Hydrant fees addressed at
animated meeting
Local fire officials and members of the board of directors of Water Authority of Western Nassau County clashed over the current level of fire hydrant fees at a meeting in New Hyde Park Fire Department headquarters on Thursday, June 6.
Sources of what some participants considered a “private” meeting, said it was a frequently acrimonious and animated discussion between the fire officials and Reid Sakowich, the New Hyde Park representative on the water authority board and Marianna Wohlgemuth, the Town of North Hempstead board representative.
“The tension still remains over the way they bill the fire departments for the hydrants and the fire departments’ objection to the fees. Nothing really was resolved. It was just another airing of the same positions,” said William Grogan, a Stewart Manor trustee and fire department member who attended the meeting.
The water authority board voted late last month to raise overall water rates by 8.41 percent for the 2015-16 fiscal year and freeze annual hydrant fees at $936. Local fire officials want to see those fees cut to the $200 level they say most Long Island fire departments are currently being charged.
Grogan said the water authority board members presented a history of the hydrant fees and cited the water authority’s need to make capital improvements. He said the fire officials articulated their case for reducing hydrant fees.
Wohlgemuth said she and Sakowich told fire officials they would meet again in September to revisit the hydrant fees after the water authority board has reviewed the final version of the $60,000 water rate study the board commissioned from engineering consultants Dvirka & Bartilucci. Sources say the draft study recommends an increase in the hydrant fees to $1,100.
Last month, the New York State Senate passed a bill introduced by state Sen. Jack Martins to cap hydrant fees statewide at $200 per year.
“The object of the legislation was to spur the discussion. We managed to do that.
There was a commitment made by the water authority that they would go back and review rates,” Martins said.
Martins stated the discussion at the meeting “got heated” but representatives of both sides were able to have “a very candid conversation amongst themselves.”
Grogan said fire officials were expecting state Assemblywoman Michaelle Solages at the meeting to report on the status of a similar bill she has pending in the state Assembly.
“They were waiting to hear whether her bill was going to be introduced,” Grogan said. “They’re not sure what the future of that bill is because she didn’t show up.”
Solages could not be reached for comment.
Grogan said he’s concerned about his village’s ability to cope with the “escalating” water rates and hydrant fees while it wrestles with the proximate 2 percent state-mandated tax cap.
Three of the five Stewart Manor trustees attended the meeting.
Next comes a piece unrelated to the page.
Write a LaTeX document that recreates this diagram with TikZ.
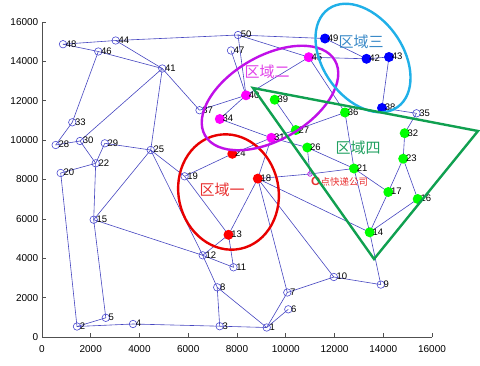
\documentclass[tikz,border=0pt]{standalone}
\usepackage{fontspec}
\setmainfont{Liberation Sans}
\newfontfamily\cjk{Noto Sans CJK SC}
\usetikzlibrary{backgrounds}
\definecolor{edgec}{HTML}{4646C0}
\definecolor{holc}{HTML}{4A4AD0}
\definecolor{axc}{HTML}{505050}
\definecolor{fred}{RGB}{255,0,0}
\definecolor{fmag}{RGB}{255,0,255}
\definecolor{fblue}{RGB}{0,0,255}
\definecolor{fgreen}{RGB}{0,255,0}
\definecolor{ellred}{HTML}{E80000}
\definecolor{ellmag}{HTML}{C010E8}
\definecolor{ellcyan}{HTML}{20B0E8}
\definecolor{ellgreen}{HTML}{10A050}
\definecolor{txtcyan}{HTML}{3A8AC8}
\definecolor{txtmag}{HTML}{E040E8}
\definecolor{txtred}{HTML}{E83030}
\definecolor{txtgreen}{HTML}{20A060}
\tikzset{
  hol/.style={circle,draw=holc,line width=0.6pt,minimum size=7.5pt,inner sep=0pt},
  redn/.style={circle,fill=fred,minimum size=10pt,inner sep=0pt},
  magn/.style={circle,fill=fmag,minimum size=10pt,inner sep=0pt},
  blun/.style={circle,fill=fblue,minimum size=10pt,inner sep=0pt},
  grn/.style={circle,fill=fgreen,minimum size=10pt,inner sep=0pt},
  lab/.style={anchor=west,inner sep=0pt,font=\fontsize{9.5}{10}\selectfont},
  edge/.style={draw=edgec,line width=0.6pt},
  axis/.style={draw=axc,line width=0.8pt},
  tick/.style={font=\fontsize{10}{11}\selectfont,inner sep=0pt},
  region/.style={line width=2.4pt},
  rlab/.style={font=\cjk\fontsize{15}{16}\selectfont,inner sep=0pt}
}
\begin{document}
\begin{tikzpicture}[x=1pt,y=-1pt]
\useasboundingbox (0,0) rectangle (480,365);
% axes
\draw[axis] (42,22) coordinate (ytop) -- (42,337) coordinate (orig) -- (432,337) coordinate (xend);
\foreach \k in {0,...,8}{
  \pgfmathsetmacro\yy{337-39.375*\k}
  \pgfmathtruncatemacro\val{2000*\k}
  \draw[axis,line width=0.6pt] (42,\yy) -- (46,\yy);
  \node[tick,anchor=east] (yt\k) at (38.5,\yy) {\val};
  \pgfmathsetmacro\xx{42+48.75*\k}
  \draw[axis,line width=0.6pt] (\xx,337) -- (\xx,333);
  \node[tick,anchor=north] (xt\k) at (\xx,345) {\val};
}
% nodes
\foreach \n/\x/\y/\s in {
1/266.7/327.5/hol, 2/77/326.5/hol, 3/219.7/326.2/hol, 4/133/324/hol, 5/105.8/317.8/hol,
6/288.3/309.3/hol, 7/287.3/292.5/hol, 8/217.2/287.3/hol, 9/380.8/284.6/hol, 10/333.8/277/hol,
11/233.5/267.3/hol, 12/202.7/255.3/hol, 13/228.5/234.8/redn, 14/369.7/232.3/grn, 15/93.7/219.7/hol,
16/417.7/199/grn, 17/388.3/192/grn, 18/257.8/178.6/redn, 19/184.6/176.3/hol, 20/60.7/173/hol,
21/354/168.5/grn, 22/95.7/163.3/hol, 23/403.2/158.7/grn, 24/232.3/153.8/redn, 25/150.7/150/hol,
26/307.3/147.5/grn, 27/295.8/130/grn, 28/55.7/145/hol, 29/104.8/143.3/hol, 30/80/141/hol,
31/271.4/137.8/magn, 32/404.7/133.2/grn, 33/72.3/122.3/hol, 34/219.8/119/magn, 35/416.5/113.3/hol,
36/345/112.5/grn, 37/199.5/110.2/hol, 38/382/108/blun, 39/274.7/99.7/grn, 40/246/95.3/magn,
41/162.3/68.5/hol, 42/366.5/58.8/blun, 43/389/57/blun, 44/115.7/40.5/hol, 45/308.8/57.2/magn,
46/98.3/51.5/hol, 47/231/50.5/hol, 48/63/44.2/hol, 49/325/38.5/blun, 50/238/35/hol}{
  \node[\s] (n\n) at (\x,\y) {};
  \node[lab] (l\n) at (\x+2.6,\y-0.3) {\n};
}
% depot
\node[circle,draw=ellmag,line width=0.7pt,minimum size=4.5pt,inner sep=0pt] (nO) at (310,174) {};
\node[inner sep=0pt,anchor=west,text=txtred] (lO) at (311,182) {{\fontsize{12}{12}\selectfont\bfseries O}{\cjk\fontsize{9.5}{10}\selectfont 点快递公司}};
% edges
\begin{scope}[on background layer]
\foreach \a/\b in {48/44,44/50,50/49,48/46,46/41,44/41,46/33,33/28,28/30,30/22,41/30,41/25,41/37,
37/40,47/40,50/40,50/45,45/40,45/42,42/43,49/42,43/38,38/35,45/36,40/34,34/31,31/27,27/36,39/27,
24/31,31/18,31/26,26/21,36/21,21/14,21/17,14/17,14/16,17/23,23/16,23/32,32/35,14/9,18/14,18/10,
18/7,18/13,19/24,19/13,25/19,25/12,12/8,25/15,25/29,29/22,20/22,22/15,20/2,15/5,5/2,2/4,4/3,3/1,
3/8,8/1,1/7,1/6,7/10,10/9,15/12,12/11,12/13,13/11,18/O,O/21,26/O}{
  \draw[edge] (n\a.center) -- (n\b.center);
}
\end{scope}
% regions
\draw[region,draw=ellred,rotate around={12:(228.5,192)}] (228.5,192) ellipse (50 and 58);
\draw[region,draw=ellmag,rotate around={30:(270,98)}] (270,98) ellipse (75 and 42);
\draw[region,draw=ellcyan,rotate around={-55:(363,58)}] (363,58) ellipse (60 and 40);
\draw[region,draw=ellgreen,line join=miter] (253,88) coordinate (ta) -- (478,131) coordinate (tb) -- (374,259) coordinate (tc) -- cycle;
\node[rlab,text=txtcyan] (r3) at (361,42) {区域三};
\node[rlab,text=txtmag] (r2) at (267,72) {区域二};
\node[rlab,text=txtred] (r1) at (222,190) {区域一};
\node[rlab,text=txtgreen] (r4) at (358,148) {区域四};
\end{tikzpicture}
\end{document}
But before Martins arrived, a fire official asked a reporter at the meeting to leave, saying Sakowich insisted on a “private” meeting or the water authority board members would not stay. The reporter complied with the request.
Sakowich could not be reached for comment after the meeting. Neither could Stewart Manor Mayor Gerard Tangredi or Deputy Mayor Michael Onerato, who also attended the meeting.
New Hyde Park Fire Commissioner Michael Bonura, who attended the meeting and has slammed the increasing hydrant fees, also was unavailable to comment.
He has said the New Hyde Park Fire Department is currently paying $480,000 per year for 503 hydrants.
Tom Skinner, deputy chief of the Stewart Manor Fire Department, declined to comment on the meeting. But he made his position clear at last Tuesday night’s Stewart Manor village board meeting.
“They’re hiding the water bill in the hydrant tax,” Skinner told the Stewart Manor trustees.
Skinner said his fire department’s hydrant fees had risen 87 percent since 2003, from $500 to the current $936.
Representatives from fire departments in Floral Park, Elmont and Bellerose were also at the Thursday night meeting.
After the meeting, Wohlgemuth reiterated her position that hydrant fees should rise along with all other rates.
“It has to be paid for. If the residential customers don’t pay for the water, the hydrant fees have to pay for it. If we don’t get it from Peter, we’ll get it from Paul,” Wohlgemuth said.
Wohlgemuth, who voted against the rate increase because the hydrant fees were frozen and left in limbo, said the water authority’s 2015-16 budget of $15.46 million is a “tight” one.